**EXERCISE OBJECTIVE**
Report, word for word, every line of the material that contains "this".

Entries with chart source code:
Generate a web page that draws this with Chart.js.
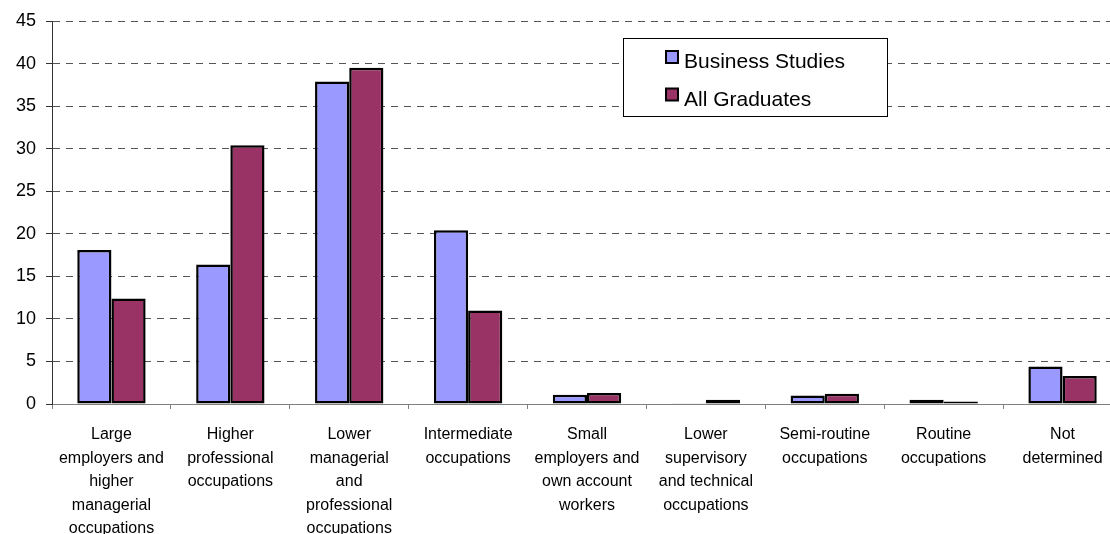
<!DOCTYPE html>
<html>
<head>
<meta charset="utf-8">
<script src="https://cdn.jsdelivr.net/npm/chart.js@4/dist/chart.umd.min.js"></script>
<style>
    html, body { margin: 0; padding: 0; background: #fff; overflow: hidden; }
    #wrap { position: relative; width: 1122px; height: 534px; }
</style>
</head>
<body>
<div id="wrap"><canvas id="occChart"></canvas></div>
<script>
// categories (multi-line labels as in the picture)
const categories = [
    ['Large', 'employers and', 'higher', 'managerial', 'occupations'],
    ['Higher', 'professional', 'occupations'],
    ['Lower', 'managerial', 'and', 'professional', 'occupations'],
    ['Intermediate', 'occupations'],
    ['Small', 'employers and', 'own account', 'workers'],
    ['Lower', 'supervisory', 'and technical', 'occupations'],
    ['Semi-routine', 'occupations'],
    ['Routine', 'occupations'],
    ['Not', 'determined']
];
const businessStudies = [18.1, 16.4, 37.9, 20.4, 1.1, 0.1, 1.0, 0.5, 4.4];
const allGraduates = [12.4, 30.4, 39.5, 11.0, 1.3, 0.5, 1.2, 0.3, 3.3];
const yTicks = [0, 5, 10, 15, 20, 25, 30, 35, 40, 45];

const FONT = "'Liberation Sans', Arial, sans-serif";

// legend box drawn inside the plot, like the original
const boxLegend = {
    id: 'boxLegend',
    afterDraw(chart) {
        const ctx = chart.ctx;
        ctx.save();
        ctx.fillStyle = '#fff';
        ctx.fillRect(623.5, 38.5, 264, 78);
        ctx.strokeStyle = '#000';
        ctx.lineWidth = 1;
        ctx.strokeRect(623.5, 38.5, 264, 78);
        ctx.font = '21px ' + FONT;
        ctx.textBaseline = 'alphabetic';
        chart.data.datasets.forEach((ds, i) => {
            const y = 51 + i * 37.5;
            ctx.fillStyle = ds.backgroundColor;
            ctx.fillRect(666, y, 12, 12);
            ctx.lineWidth = 2;
            ctx.strokeStyle = '#000';
            ctx.strokeRect(666, y, 12, 12);
            ctx.fillStyle = '#000';
            ctx.fillText(ds.label, 684, y + 17);
        });
        ctx.restore();
    }
};

new Chart(document.getElementById('occChart'), {
    type: 'bar',
    data: {
        labels: categories,
        datasets: [
            {
                label: 'Business Studies',
                data: businessStudies,
                backgroundColor: '#9999FF',
                borderColor: '#000',
                borderWidth: 2.5,
                borderSkipped: false,
                inflateAmount: 0,
                categoryPercentage: 0.575,
                barPercentage: 1.0
            },
            {
                label: 'All Graduates',
                data: allGraduates,
                backgroundColor: '#993366',
                borderColor: '#000',
                borderWidth: 2.5,
                borderSkipped: false,
                inflateAmount: 0,
                categoryPercentage: 0.575,
                barPercentage: 1.0
            }
        ]
    },
    options: {
        responsive: true,
        maintainAspectRatio: false,
        animation: false,
        layout: { padding: { top: 21, right: 0, left: 0, bottom: 0 } },
        plugins: {
            legend: { display: false },
            tooltip: { enabled: false }
        },
        scales: {
            x: {
                grid: {
                    drawOnChartArea: false,
                    drawTicks: true,
                    tickLength: 5,
                    tickColor: '#808080'
                },
                border: { display: true, color: '#808080', width: 1 },
                ticks: {
                    color: '#000',
                    font: { family: FONT, size: 16, lineHeight: 1.47 },
                    padding: 14,
                    maxRotation: 0,
                    autoSkip: false
                },
                afterFit(scale) { scale.height = 130; }
            },
            y: {
                min: 0,
                max: 45,
                afterBuildTicks(scale) {
                    scale.ticks = yTicks.map(v => ({ value: v }));
                },
                grid: {
                    color: ctx => (ctx.tick && ctx.tick.value === 0) ? 'rgba(0,0,0,0)' : '#555',
                    lineWidth: 1,
                    tickLength: 6,
                    tickColor: '#333',
                    tickBorderDash: []
                },
                border: { display: true, color: '#333', width: 1, dash: [7, 6] },
                ticks: {
                    color: '#000',
                    font: { family: FONT, size: 18 },
                    padding: 10
                },
                afterFit(scale) { scale.width = 52; }
            }
        }
    },
    plugins: [boxLegend]
});
</script>
</body>
</html>
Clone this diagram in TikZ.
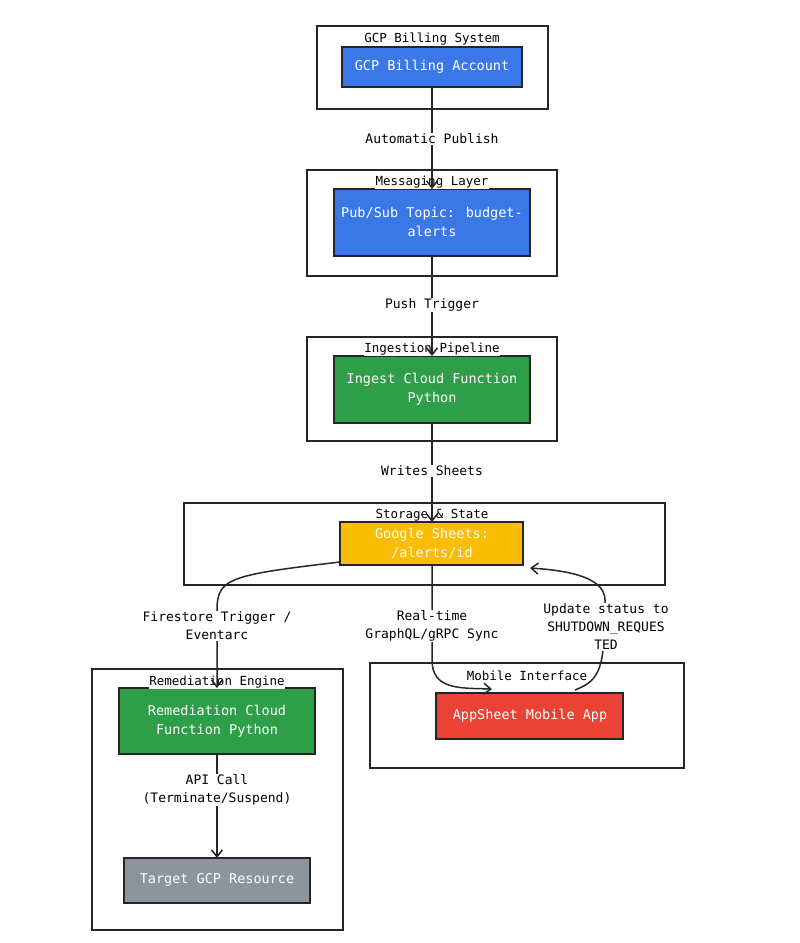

**RESULT BELOW**
Generate a web page that draws this with Chart.js.
Clone this diagram in TikZ.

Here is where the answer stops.